Jakob Lorber: 'Das große Evangelium Johannes', Band 3, Kapitel 94


Mathael spricht über die Bewegung der Sterne.

01] (Mathael:) ”Siehe, diese gegenwärtig am Himmel leuchtende Sonne ist in der geraden Linie von uns kaum so weit entfernt, wie weit ein guter Reiter in einem halben Tage käme; die wirkliche Sonne aber steht in gerader Linie von der Erde so weit ab, daß, so es möglich wäre, ein guter Reiter, so er ohne Rast Tag und Nacht fortritte, die überaus lang gedehnte Linie kaum in zehntausend Jahren zu Ende brächte. Wie weit reichen da die Strahlen der natürlichen Sonne und welch einen unmeßbaren Raum erfüllen sie, und wie kurz sind dagegen die Strahlen dieser Scheinsonne! Sie reichen bis gen Osten nur mehr ganz schwach hin, was man auch aus der größeren Dunkelheit des Ostens recht gut abnehmen kann, und es ist darum dort die Luft nicht so glühhelle durchleuchtet als bei der natürlichen Sonne. Das glühhelle Durchleuchten der diese Erde weithin umgebenden Luft aber macht es eben, dass wir am Tage nie einen Stern sehen können.
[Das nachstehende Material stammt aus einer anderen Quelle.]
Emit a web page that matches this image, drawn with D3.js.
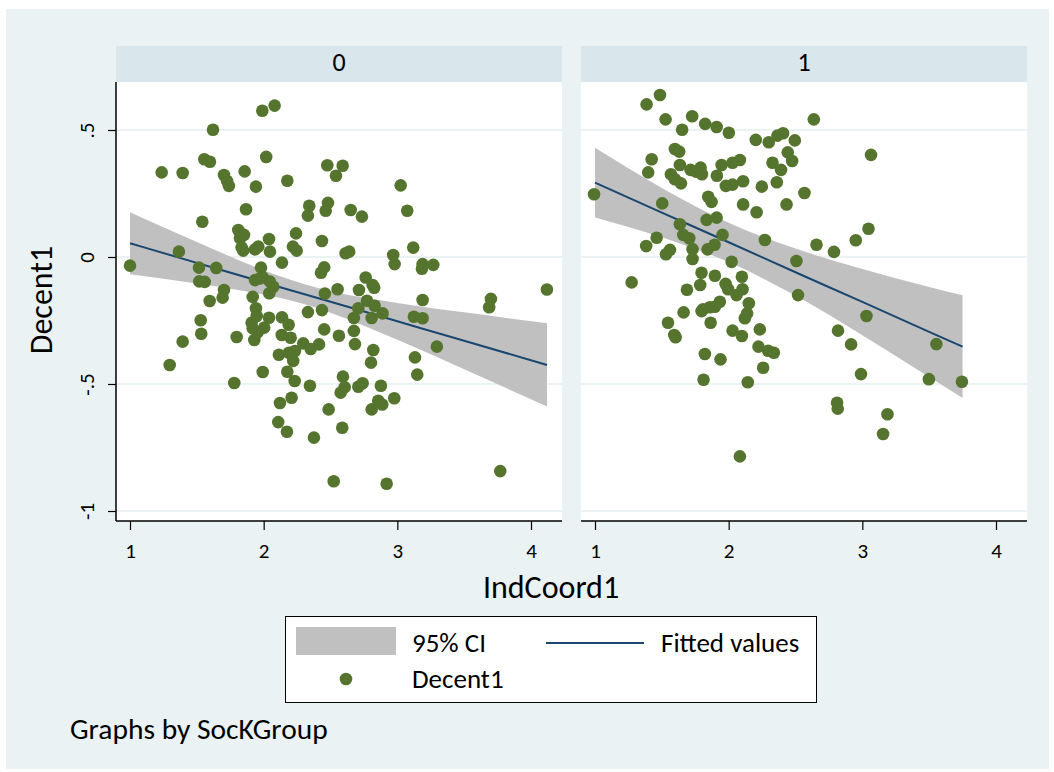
<!DOCTYPE html>
<html>
<head>
<meta charset="utf-8">
<script src="https://cdn.jsdelivr.net/npm/d3@7"></script>
<style>
    body { margin: 0; background: #fff; }
    svg text { font-family: Carlito, Calibri, Lato, sans-serif; fill: #000; }
</style>
</head>
<body>
<div class="cichart"></div>
<script>

// ---- data ----
var groups = ["0", "1"];
var xTicks = [1, 2, 3, 4];
var yTicks = [-1, -0.5, 0, 0.5];
var yTickLabels = ["-1", "-.5", "0", ".5"];

// SocKGroup == 0
var g0x = [1.99, 2.082, 1.621, 2.019, 1.237, 1.394, 1.556, 1.598, 1.703, 1.726, 1.74, 1.858, 1.942, 2.177, 2.476, 2.591, 2.541,
    1.868, 2.341, 2.331, 2.481, 2.464, 2.651, 1.541, 1.81, 1.853, 1.823, 1.835, 1.847, 2.04, 2.242, 2.436, 2.219, 2.247,
    1.935, 1.96, 2.047, 2.137, 2.613, 2.64, 1.366, 1.0, 1.516, 1.645, 1.98, 1.993, 1.935, 1.972, 2.047, 2.072, 2.042,
    1.518, 1.559, 1.703, 1.693, 1.596, 1.918, 2.429, 2.453, 2.458, 2.553, 3.025, 2.735, 3.074, 3.119, 2.969, 2.98,
    3.189, 3.184, 3.269, 2.763, 2.815, 2.827, 2.713, 4.119, 3.7, 3.687, 3.189, 2.773, 2.83, 2.708, 2.89, 2.675, 2.808,
    3.124, 3.189, 2.675, 2.683, 2.82, 2.803, 3.296, 3.132, 3.149, 2.74, 2.708, 2.877, 2.977, 2.857, 2.887, 2.808,
    3.77, 2.92, 1.942, 1.948, 1.91, 1.918, 2.004, 2.04, 1.93, 1.957, 2.137, 2.187, 2.135, 2.202, 2.331, 2.436, 2.453,
    2.563, 1.529, 1.533, 1.394, 1.297, 1.798, 2.296, 2.352, 2.414, 2.114, 2.189, 2.234, 2.221, 1.993, 2.177, 2.232,
    2.346, 1.78, 2.593, 2.606, 2.576, 2.209, 2.122, 2.486, 2.109, 2.174, 2.376, 2.588, 2.524];
var g0y = [0.576, 0.596, 0.501, 0.394, 0.333, 0.331, 0.385, 0.375, 0.323, 0.299, 0.28, 0.337, 0.277, 0.3, 0.361, 0.359, 0.32,
    0.188, 0.202, 0.163, 0.213, 0.182, 0.185, 0.139, 0.106, 0.087, 0.074, 0.038, 0.025, 0.071, 0.093, 0.063, 0.041, 0.025,
    0.03, 0.041, 0.021, -0.022, 0.015, 0.021, 0.021, -0.034, -0.042, -0.043, -0.042, -0.08, -0.091, -0.084, -0.097, -0.117, -0.143,
    -0.096, -0.098, -0.13, -0.16, -0.173, -0.157, -0.062, -0.041, -0.144, -0.127, 0.282, 0.159, 0.182, 0.037, 0.008, -0.028,
    -0.028, -0.046, -0.031, -0.081, -0.11, -0.121, -0.13, -0.128, -0.165, -0.198, -0.169, -0.172, -0.192, -0.202, -0.222, -0.24, -0.24,
    -0.235, -0.241, -0.291, -0.343, -0.366, -0.416, -0.353, -0.395, -0.463, -0.497, -0.511, -0.507, -0.556, -0.566, -0.581, -0.6,
    -0.843, -0.893, -0.202, -0.232, -0.259, -0.281, -0.278, -0.239, -0.327, -0.295, -0.237, -0.267, -0.307, -0.318, -0.217, -0.209, -0.285,
    -0.31, -0.249, -0.302, -0.333, -0.425, -0.315, -0.34, -0.362, -0.344, -0.385, -0.377, -0.37, -0.409, -0.453, -0.452, -0.488,
    -0.507, -0.496, -0.471, -0.513, -0.534, -0.554, -0.575, -0.6, -0.65, -0.688, -0.711, -0.672, -0.883];

// SocKGroup == 1
var g1x = [1.486, 1.386, 1.528, 1.727, 1.824, 1.91, 2.001, 1.652, 2.203, 2.3, 2.365, 2.407, 2.495, 2.442, 2.475, 1.598, 1.63,
    1.424, 1.398, 1.635, 1.568, 1.598, 1.643, 1.715, 1.755, 1.79, 1.8, 1.947, 2.029, 2.084, 1.912, 2.328, 2.392, 2.108,
    1.979, 2.029, 2.248, 2.36, 1.847, 1.872, 2.108, 2.209, 2.433, 0.993, 1.503, 1.835, 1.91, 1.635, 1.954, 1.66, 1.705,
    1.461, 1.383, 1.73, 1.842, 1.895, 1.561, 1.531, 2.271, 2.022, 1.73, 2.507, 1.797, 1.897, 2.099, 1.274, 1.787, 1.688,
    1.977, 1.996, 2.104, 2.059, 2.519, 2.637, 3.065, 2.567, 3.046, 2.951, 2.657, 2.788, 1.934, 1.897, 1.859, 1.809, 1.797,
    2.151, 2.138, 2.121, 1.663, 1.546, 1.593, 1.603, 1.865, 2.029, 2.099, 2.233, 2.223, 2.295, 2.338, 1.822, 1.939, 2.258,
    1.812, 2.143, 2.084, 3.031, 2.818, 2.916, 3.554, 2.99, 3.498, 3.745, 2.811, 2.816, 3.188, 3.155];
var g1y = [0.638, 0.601, 0.542, 0.554, 0.524, 0.512, 0.489, 0.501, 0.461, 0.452, 0.478, 0.487, 0.459, 0.412, 0.378, 0.425, 0.415,
    0.385, 0.333, 0.362, 0.326, 0.306, 0.29, 0.343, 0.336, 0.352, 0.326, 0.362, 0.371, 0.382, 0.32, 0.371, 0.343, 0.298,
    0.28, 0.285, 0.277, 0.294, 0.237, 0.217, 0.207, 0.176, 0.207, 0.247, 0.211, 0.146, 0.155, 0.129, 0.087, 0.087, 0.074,
    0.076, 0.043, 0.031, 0.03, 0.048, 0.028, 0.011, 0.067, -0.019, -0.008, -0.016, -0.062, -0.074, -0.078, -0.1, -0.11, -0.129,
    -0.106, -0.127, -0.127, -0.15, -0.15, 0.542, 0.402, 0.252, 0.111, 0.066, 0.048, 0.02, -0.176, -0.196, -0.198, -0.206, -0.213,
    -0.182, -0.222, -0.241, -0.218, -0.259, -0.307, -0.316, -0.259, -0.29, -0.311, -0.285, -0.353, -0.369, -0.377, -0.382, -0.403, -0.436,
    -0.483, -0.493, -0.785, -0.232, -0.29, -0.344, -0.343, -0.461, -0.481, -0.491, -0.574, -0.597, -0.619, -0.697];

// lfitci output, fitted values and 95% CI
var fitX0 = [1, 1.5, 2, 2.3, 2.5, 3, 3.5, 4.12];
var fitY0 = [0.054, -0.023, -0.1, -0.146, -0.176, -0.253, -0.33, -0.425];
var ciHi0 = [0.176, 0.059, -0.052, -0.106, -0.134, -0.181, -0.218, -0.261];
var ciLo0 = [-0.068, -0.104, -0.148, -0.185, -0.219, -0.326, -0.442, -0.589];

var fitX1 = [1, 1.5, 2, 2.5, 3, 3.5, 3.75];
var fitY1 = [0.2925, 0.175, 0.058, -0.06, -0.177, -0.295, -0.353];
var ciHi1 = [0.43, 0.272, 0.135, 0.033, -0.047, -0.118, -0.151];
var ciLo1 = [0.156, 0.078, -0.02, -0.152, -0.308, -0.472, -0.555];

var legendLabels = ["95% CI", "Fitted values", "Decent1"];

// ---- layout ----
var width = 1054, height = 772;
var panelLeft = [116, 581];
var panelW = 446;
var plotTop = 82, plotBottom = 521;

var bgColor = "#eaf2f3";
var headColor = "#d9e6eb";
var ciColor = "#c0c0c0";
var lineColor = "#1a476f";
var dotColor = "#55752f";

var panels = [
    { name: groups[0], xs: g0x, ys: g0y, fx: fitX0, fy: fitY0, hi: ciHi0, lo: ciLo0 },
    { name: groups[1], xs: g1x, ys: g1y, fx: fitX1, fy: fitY1, hi: ciHi1, lo: ciLo1 }
];

var svg = d3.select(".cichart").append("svg")
    .attr("width", width)
    .attr("height", height);

// outer background
svg.append("rect")
    .attr("x", 6).attr("y", 9)
    .attr("width", 1043).attr("height", 760)
    .attr("fill", bgColor);

var y = d3.scaleLinear().domain([-1, 0.5]).range([511, 130]);

panels.forEach(function (p, i) {
    var left = panelLeft[i];
    var x = d3.scaleLinear().domain([1, 4]).range([left + 14, left + 415]);

    var g = svg.append("g");

    // header strip
    g.append("rect")
        .attr("x", left).attr("y", 46)
        .attr("width", panelW).attr("height", plotTop - 46)
        .attr("fill", headColor);
    g.append("text")
        .attr("x", left + panelW / 2).attr("y", 71)
        .attr("text-anchor", "middle")
        .style("font-size", "26px")
        .text(p.name);

    // plot region
    g.append("rect")
        .attr("x", left).attr("y", plotTop)
        .attr("width", panelW).attr("height", plotBottom - plotTop)
        .attr("fill", "#fff");

    // gridlines
    g.selectAll(".grid")
        .data(yTicks)
        .enter().append("line")
        .attr("x1", left).attr("x2", left + panelW)
        .attr("y1", function (d) { return y(d); })
        .attr("y2", function (d) { return y(d); })
        .attr("stroke", bgColor)
        .attr("stroke-width", 2);

    // CI band
    var ciData = p.fx.map(function (d, k) { return { x: d, hi: p.hi[k], lo: p.lo[k], fit: p.fy[k] }; });
    var area = d3.area()
        .x(function (d) { return x(d.x); })
        .y0(function (d) { return y(d.lo); })
        .y1(function (d) { return y(d.hi); })
        .curve(d3.curveMonotoneX);
    g.append("path").datum(ciData)
        .attr("d", area)
        .attr("fill", ciColor);

    // fitted line
    var line = d3.line()
        .x(function (d) { return x(d.x); })
        .y(function (d) { return y(d.fit); })
        .curve(d3.curveMonotoneX);
    g.append("path").datum(ciData)
        .attr("d", line)
        .attr("fill", "none")
        .attr("stroke", lineColor)
        .attr("stroke-width", 2);

    // scatter
    var pts = p.xs.map(function (d, k) { return [d, p.ys[k]]; });
    g.selectAll("circle")
        .data(pts)
        .enter().append("circle")
        .attr("cx", function (d) { return x(d[0]); })
        .attr("cy", function (d) { return y(d[1]); })
        .attr("r", 6.3)
        .attr("fill", dotColor);

    // x axis
    var xAxis = d3.axisBottom(x).tickValues(xTicks).tickSize(9).tickPadding(13).tickSizeOuter(0)
        .tickFormat(d3.format("d"));
    var xg = g.append("g")
        .attr("transform", "translate(0," + plotBottom + ")")
        .call(xAxis);
    xg.select(".domain").remove();
    xg.selectAll("text").style("font-size", "21px").style("font-family", null);
    xg.selectAll("line").attr("stroke", "#000").attr("stroke-width", 1.2);
    g.append("line")
        .attr("x1", left).attr("x2", left + panelW)
        .attr("y1", plotBottom).attr("y2", plotBottom)
        .attr("stroke", "#000").attr("stroke-width", 1.5);

    // y axis only on first panel
    if (i === 0) {
        var yAxis = d3.axisLeft(y).tickValues(yTicks).tickSize(8).tickSizeOuter(0)
            .tickFormat(function (d, k) { return yTickLabels[k]; });
        var yg = g.append("g")
            .attr("transform", "translate(" + left + ",0)")
            .call(yAxis);
        yg.select(".domain").remove();
        yg.selectAll("line").attr("stroke", "#000").attr("stroke-width", 1.2);
        yg.selectAll("text")
            .attr("x", null).attr("dy", null)
            .attr("text-anchor", "middle")
            .attr("transform", "translate(-22,0) rotate(-90)")
            .style("font-size", "21px").style("font-family", null);
        g.append("line")
            .attr("x1", left).attr("x2", left)
            .attr("y1", plotTop).attr("y2", plotBottom)
            .attr("stroke", "#000").attr("stroke-width", 1.5);
    }
});

// axis titles
svg.append("text")
    .attr("x", 551).attr("y", 598)
    .attr("text-anchor", "middle")
    .style("font-size", "32px")
    .text("IndCoord1");

svg.append("text")
    .attr("transform", "translate(52,300) rotate(-90)")
    .attr("text-anchor", "middle")
    .style("font-size", "32px")
    .text("Decent1");

// legend
var leg = svg.append("g");
leg.append("rect")
    .attr("x", 285.5).attr("y", 616.5)
    .attr("width", 531).attr("height", 86)
    .attr("fill", "#fff").attr("stroke", "#000").attr("stroke-width", 1);
leg.append("rect")
    .attr("x", 296).attr("y", 627)
    .attr("width", 100).attr("height", 28)
    .attr("fill", ciColor);
leg.append("text").attr("x", 412).attr("y", 651.5).style("font-size", "27px").text(legendLabels[0]);
leg.append("line")
    .attr("x1", 546).attr("x2", 644)
    .attr("y1", 643).attr("y2", 643)
    .attr("stroke", lineColor).attr("stroke-width", 2);
leg.append("text").attr("x", 661).attr("y", 651.5).style("font-size", "27px").text(legendLabels[1]);
leg.append("circle")
    .attr("cx", 346).attr("cy", 679).attr("r", 6.3)
    .attr("fill", dotColor);
leg.append("text").attr("x", 412).attr("y", 688).style("font-size", "27px").text(legendLabels[2]);

// note
svg.append("text")
    .attr("x", 70).attr("y", 739)
    .style("font-size", "29.5px")
    .text("Graphs by SocKGroup");

</script>
</body>
</html>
02] Wäre das Licht der Sonne nicht gar so stark, so würden wir auch am Tage wenigstens die großen Sterne sehen; aber zufolge des zu starken und zu unmeßbar weit ausgegossenen Sonnenlichtes ist das Sehen selbst der größten Sterne am Tage nicht möglich. - Verstehst du das so ein wenig?“

03] Sagt Ouran: ”Jawohl, ich verstehe das wohl nun so halb und halb, aber vom Ganzverstehen kann bei mir noch hübsch lange keine Rede sein; denn bei den Sternen und bei ihren Bewegungen habe ich mich stets von jeher am wenigsten ausgekannt. So kann ich das nie so recht übereinanderbringen, wie das geschieht, dass bald nach dem Untergange der Sonne über das ganze Firmament eine Menge bekannter Sterne zum Vorschein kommen. Aber nachher kommen von Osten immer noch mehrere zum Vorschein, und die schon dagewesenen gehen im Westen dafür wieder unter; dabei aber bleiben einige dennoch winters und sommers gleichfort mit kleiner Veränderung ihres ersten Standpunktes am Firmament. Besonders ist das mit den Sternen der Fall, die den nördlichen Himmel schmücken; aber dafür sind die schönen Sterne des mittäglichen Himmels sehr veränderlich, und man erblickt zu jeder Jahreszeit andere. Darunter gibt es noch gewisse Wandelsterne, die den sonst wohlbekannten und sich gleichbleibenden Sternbildern nie getreu verbleiben, sondern ganz so mir und dir nichts von einem festen Sternbilde zum andern wandern.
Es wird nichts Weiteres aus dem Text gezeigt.